In April last year, we sat on the patio of her rented home overlooking Lake Chapala. She’s one of thousands of Americans living in a popular cluster of lakeside villages, just south of Guadalajara. The weather is perfect. The cost of living is low. But like so many other retirees, no matter where they live, she worries about her money.
“How should I invest this?” she asked. “I need income. But I want to make sure the money lasts as long as I will.”
I suggested a diversified portfolio of low-cost index funds: about 60 percent in stocks and 40 percent in bonds. It would allow her to withdraw an inflation-adjusted 4 percent per year. That means she could withdraw more money every year. No matter how the market performs, her money should last at least 30 years.
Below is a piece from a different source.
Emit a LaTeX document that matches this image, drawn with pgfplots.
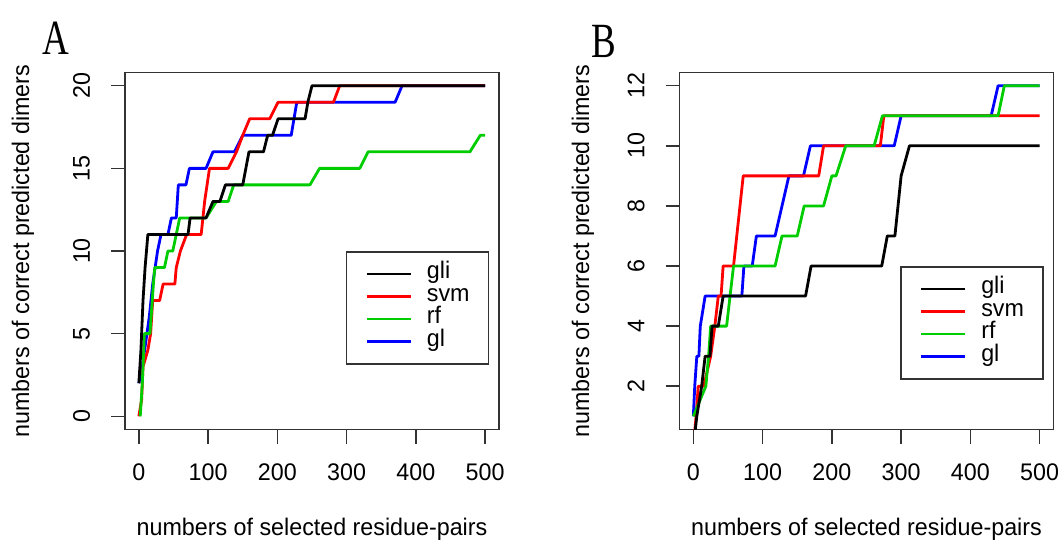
\documentclass[border=0pt]{standalone}
\usepackage{pgfplots}
\pgfplotsset{compat=1.18}
\usepackage{fontspec}
\setmainfont{Liberation Sans}[FakeStretch=0.97]
\newfontfamily\serifA{Liberation Serif}
\usepackage{graphicx}
\definecolor{rgreen}{RGB}{0,205,0}
\definecolor{rblue}{RGB}{0,0,255}
\definecolor{rred}{RGB}{255,0,0}

\begin{document}
\fontsize{24}{28}\selectfont
\begin{tikzpicture}
\useasboundingbox (0pt,0pt) rectangle (1059pt,539pt);
\pgfplotsset{
 rstyle/.style={
  scale only axis, width=374pt, height=357pt,
  anchor=south west,
  xmin=-20, xmax=520,
  xtick={0,100,...,500},
  axis line style={black!80, line width=1.5pt},
  tick style={black!80, line width=1.5pt},
  tick align=outside, major tick length=14pt,
  tick pos=left,
  /pgf/number format/assume math mode=true,
  tick label style={font=\fontsize{24}{24}\selectfont},
  xticklabel style={anchor=base, yshift=-36.5pt},
  yticklabel style={xshift=-29.5pt, rotate=90, anchor=center},
  every axis x label/.style={at={(axis description cs:0.5,0)}, anchor=base, yshift=-105.5pt},
  label style={font=\fontsize{24}{24}\selectfont},
  xlabel={numbers of selected residue-pairs},
  ylabel={numbers of correct predicted dimers},
  legend cell align=left,
  legend image code/.code={\draw[##1, line width=2.5pt] (0pt,0pt) -- (44pt,0pt);},
  legend style={anchor=north west, draw=black!80, line width=1.5pt, fill=white,
    inner xsep=19pt, inner ysep=11pt, row sep=0pt,
    nodes={inner sep=0pt, text height=16pt, text depth=6.5pt, font=\fontsize{24}{24}\selectfont},
    /tikz/every odd column/.append style={column sep=15pt}},
  every axis plot/.append style={line width=2.8pt, line join=round},
 }
}
% ---------------- Panel A ----------------
\begin{axis}[rstyle, at={(125pt,109.5pt)},
  ymin=-0.8, ymax=20.8, ytick={0,5,...,20},
  every axis y label/.style={at={(axis description cs:0,0.5)}, xshift=-102pt, rotate=90, anchor=center},
  legend style={at={(0.59,0.5)}}]
\addlegendimage{black}
\addlegendimage{rred}
\addlegendimage{rgreen}
\addlegendimage{rblue}
% gl
\addplot[rblue, forget plot] coordinates {(0,2)(5,3)(15,6)(20,8)(27,10)(32,11)(42,11)(47,12)(54,12)(57,14)(68,14)(73,15)(97,15)(107,16)(138,16)(150,17)(220,17)(228,19)(370,19)(380,20)(500,20)};
% svm
\addplot[rred, forget plot] coordinates {(0,0)(4,1)(6,3)(13,4)(17,5)(20,7)(30,7)(35,8)(52,8)(54,9)(60,10)(69,11)(90,11)(95,13)(102,15)(129,15)(141,16)(150,17)(160,18)(189,18)(201,19)(281,19)(290,20)(500,20)};
% rf
\addplot[rgreen, forget plot] coordinates {(2,0)(5,2)(8,5)(16,5)(21,8)(23,9)(37,9)(42,10)(49,10)(54,11)(59,12)(97,12)(112,13)(129,13)(137,14)(247,14)(261,15)(319,15)(331,16)(478,16)(493,17)(500,17)};
% gli
\addplot[black, forget plot] coordinates {(0,2)(3,4)(6,7)(9,9)(13,11)(71,11)(74,12)(97,12)(107,13)(117,13)(125,14)(150,14)(159,16)(180,16)(186,17)(193,17)(201,18)(240,18)(244,19)(250,20)(500,20)};
\legend{gli,svm,rf,gl}
\end{axis}
% ---------------- Panel B ----------------
\begin{axis}[rstyle, at={(679.5pt,109.5pt)},
  ymin=0.56, ymax=12.44, ytick={2,4,...,12},
  every axis y label/.style={at={(axis description cs:0,0.5)}, xshift=-96.5pt, rotate=90, anchor=center},
  legend style={at={(0.5896,0.458)}}]
\addlegendimage{black}
\addlegendimage{rred}
\addlegendimage{rgreen}
\addlegendimage{rblue}
% gl
\addplot[rblue, forget plot] coordinates {(0,1)(2,2)(5,3)(8,3)(10,4)(17,5)(70,5)(73,6)(85,6)(91,7)(118,7)(138,9)(159,9)(169,10)(290,10)(300,11)(430,11)(440,12)(500,12)};
% svm
\addplot[rred, forget plot] coordinates {(0,0)(4,1)(7,2)(15,2)(25,3)(31,4)(36,5)(40,5)(43,6)(58,6)(72,9)(181,9)(188,10)(270,10)(275,11)(500,11)};
% rf
\addplot[rgreen, forget plot] coordinates {(0,1)(18,2)(22,3)(25,4)(48,4)(53,5)(58,6)(118,6)(128,7)(150,7)(160,8)(188,8)(200,9)(206,9)(220,10)(261,10)(273,11)(440,11)(449,12)(500,12)};
% gli
\addplot[black, forget plot] coordinates {(0,0)(5,1)(12,2)(17,3)(24,3)(27,4)(36,4)(43,5)(162,5)(170,6)(272,6)(280,7)(291,7)(300,9)(312,10)(500,10)};
\legend{gli,svm,rf,gl}
\end{axis}
\node at (56pt,500.7pt) {\serifA\fontsize{37}{37}\selectfont\scalebox{1}[1.33]{A}};
\node at (604pt,498pt) {\serifA\fontsize{37}{37}\selectfont\scalebox{1}[1.33]{B}};
\end{tikzpicture}
\end{document}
Here’s how it would work. Assume she sold 4 percent of her $500,000 portfolio in 2018. That would have given her $20,000 to spend. In 2019, she would sell slightly more. The U.S. inflation rate was 2.24 percent in 2018, so my friend would sell $20,440 in 2019. That’s because $20,440 is 2.24 percent more than $20,000. Every year that she’s retired, she would increase the amount she withdraws to reflect the previous year’s inflation rate.
Coupled with the annual $17,000 that she gets from Social Security, she would have plenty of money to live well in Mexico.
“This sounds great,” she said. “I’ll invest the money now.”
She invested it in April 2018. I caught up with her 7 months later. “I’m so glad you’ve started a good financial plan,” I said. But her response almost knocked me off my feet: “My money didn’t gain 4 percent. In fact, by the end of October, it had dropped from $500,000 to about $489,000. When I saw it drop, I decided to sell it all.”
Lake Chapala is an unusual place. I would guess about 99 percent of the Americans who live there are retired. Never before, have I been among such a high number of retirees. And they ask the same questions: “Are stocks going to drop further?” “Should I sell everything now?” “What effect will Trump, or Brexit have on stocks?” “Should I put everything in gold?”
In 2014, Business Insider reported a conversation between Bloomberg Radio’s Barry Ritholtz and James O'Shaughnessy of O'Shaughnessy Asset Management. O’Shaughnessy had recently hired a former Fidelity employee.
According to the employee, Fidelity had researched to see which of its clients earned the best returns. As O’Shaughnessy recalls, “They were the accounts of people who forgot they had an account at Fidelity." I don’t know if Fidelity really did such a study. They haven’t publicized it. But as each year passes, I’m more convinced it’s true.
Warren Buffett’s mentor, Benjamin Graham, said we should think of stocks as a manic-depressive man named Mr. Market. Graham said we shouldn’t let Mr. Market influence our moods.
I prefer to see Mr. Market as a psychotic seducer. He whips stocks around, hoping to trick people into selling when stocks have dropped hard. Those that watch Mr. Market closely might be most susceptible to his tricks. Take the 10-year period between 2004 and 2014. U.S. and international stocks plunged several times. Note the frightening table below.
Big Market Drops For U.S. And International Stocks
U.S. Stock Performance
|Time Period||International Stock Performance|
|March 5, 2004 to July 13, 2004||-7.3%||May 5, 2006 to June 23, 2006||-12.25%|
|December 12, 2007 to March 14, 2008||-16.71%||July 13, 2007 to August 17, 2007||-11.57%|
|May 16, 2008 to March 6, 2009||-51.98%||October 12, 2007 to March 21, 2008||-16.51%|
|April 23, 2010 to July 2, 2010||-15.67%||May 30, 2008 to March 13, 2009||-53.7%|
|July 22, 2011 to August 19, 2011||-16.32%||April 29, 2011 to November 25, 2011||-26.06%|
Source: Morningstar.com: U.S. stocks measured by Vanguard’s S&P 500 (VFINX); International stocks measured by Vanguard’s international stock market index (VGTSX)
Mr. Market works to drive investors crazy. Sadly, he convinces many people to sell when he forces markets down. That’s why it’s best to ignore market news. Don’t look at your portfolio statements more than once a year. Retirees should also stick to the 4 percent rule. Market fluctuations shouldn’t be relevant.